## Exercise description
Copy exactly the lines from the start of the material through the line with "-- ++(0,15) -- cycle;". Pictures stay out of the copy.

§ §

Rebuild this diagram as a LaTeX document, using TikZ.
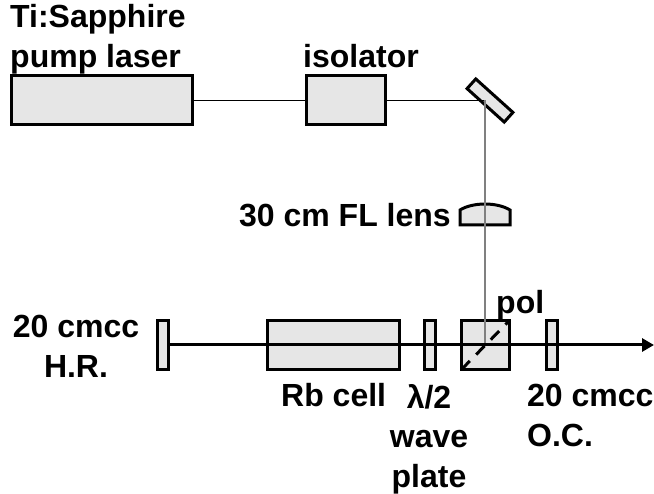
\documentclass[tikz,border=0pt]{standalone}
\usepackage{fontspec}
\setmainfont{Liberation Sans}
\usepackage{xcolor}
\usepackage{tikz}
\usetikzlibrary{arrows.meta,positioning,calc}
\definecolor{partgray}{RGB}{230,230,230}
\definecolor{beamgray}{RGB}{128,128,128}

\begin{document}
\begin{tikzpicture}[
    x=1pt, y=-1pt,
    part/.style={rectangle, draw=black, fill=partgray, line width=3pt,
        inner sep=0pt, minimum height=49pt},
    plate/.style={part, minimum width=11pt},
    label/.style={font=\fontsize{32}{40}\selectfont\bfseries, inner sep=0pt, align=left},
    thinbeam/.style={line width=1pt, black},
    tallbeam/.style={line width=1.4pt, beamgray},
    mainbeam/.style={line width=3pt, black, -{Triangle[length=12pt,width=13pt]}}
]
    \useasboundingbox (0,0) rectangle (654,494);

    % top row
    \node[part, minimum width=181pt, anchor=center] (pump) at (101.5,100.5) {};
    \node[part, minimum width=79pt, right=111pt of pump] (isolator) {};
    \node[part, minimum width=50pt, minimum height=13pt, rotate=-42] (mirror) at (490,100.5) {};
    \coordinate (turn) at (485,100.5);

    % lens
    \coordinate (lens) at (485,225);
    \draw[line width=3pt, fill=partgray] ($(lens)+(-25,0)$) -- ++(0,-15)
        .. controls ($(lens)+(-12,-23)$) and ($(lens)+(12,-23)$) .. ($(lens)+(25,-15)$)
        -- ++(0,15) -- cycle;

    % bottom row
    \node[plate, anchor=center] (hr) at (163,345) {};
    \node[part, minimum width=132pt, right=96pt of hr] (cell) {};
    \node[plate, right=22pt of cell] (wave) {};
    \node[part, minimum width=48pt, right=23pt of wave] (pol) {};
    \node[plate, right=34pt of pol] (oc) {};
    \coordinate (exit) at (654,345);
    \coordinate (split) at (485,345);

    % beams
    \draw[thinbeam] (pump.east) -- (isolator.west);
    \draw[thinbeam] (isolator.east) -- (turn);
    \draw[tallbeam] (turn) -- (split);
    \draw[mainbeam] (hr.east) -- (exit);
    \draw[line width=3pt, dash pattern=on 12pt off 9pt, shorten <=2pt, shorten >=2pt] (pol.south west) -- (pol.north east);

    % labels
    \node[label, anchor=base west] (pumplabel) at (10,68) {Ti:Sapphire\\pump laser};
    \node[label, anchor=base west] (isolatorlabel) at (303,68) {isolator};
    \node[label, anchor=base east] (lenslabel) at (451,227) {30 cm FL lens};
    \node[label, anchor=base west] (pollabel) at (496,314) {pol};
    \node[label, anchor=base, align=center] (hrlabel) at (76,378) {20 cmcc\\H.R.};
    \node[label, anchor=base west] (celllabel) at (281,407) {Rb cell};
    \node[label, anchor=base, align=center] (wavelabel) at (429,488) {λ/2\\wave\\plate};
    \node[label, anchor=base west] (oclabel) at (527,447) {20 cmcc\\O.C.};
\end{tikzpicture}
\end{document}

§ §

## Result of the exercise
Rebuild this diagram as a LaTeX document, using TikZ.
\documentclass[tikz,border=0pt]{standalone}
\usepackage{fontspec}
\setmainfont{Liberation Sans}
\usepackage{xcolor}
\usepackage{tikz}
\usetikzlibrary{arrows.meta,positioning,calc}
\definecolor{partgray}{RGB}{230,230,230}
\definecolor{beamgray}{RGB}{128,128,128}

\begin{document}
\begin{tikzpicture}[
    x=1pt, y=-1pt,
    part/.style={rectangle, draw=black, fill=partgray, line width=3pt,
        inner sep=0pt, minimum height=49pt},
    plate/.style={part, minimum width=11pt},
    label/.style={font=\fontsize{32}{40}\selectfont\bfseries, inner sep=0pt, align=left},
    thinbeam/.style={line width=1pt, black},
    tallbeam/.style={line width=1.4pt, beamgray},
    mainbeam/.style={line width=3pt, black, -{Triangle[length=12pt,width=13pt]}}
]
    \useasboundingbox (0,0) rectangle (654,494);

    % top row
    \node[part, minimum width=181pt, anchor=center] (pump) at (101.5,100.5) {};
    \node[part, minimum width=79pt, right=111pt of pump] (isolator) {};
    \node[part, minimum width=50pt, minimum height=13pt, rotate=-42] (mirror) at (490,100.5) {};
    \coordinate (turn) at (485,100.5);

    % lens
    \coordinate (lens) at (485,225);
    \draw[line width=3pt, fill=partgray] ($(lens)+(-25,0)$) -- ++(0,-15)
        .. controls ($(lens)+(-12,-23)$) and ($(lens)+(12,-23)$) .. ($(lens)+(25,-15)$)
        -- ++(0,15) -- cycle;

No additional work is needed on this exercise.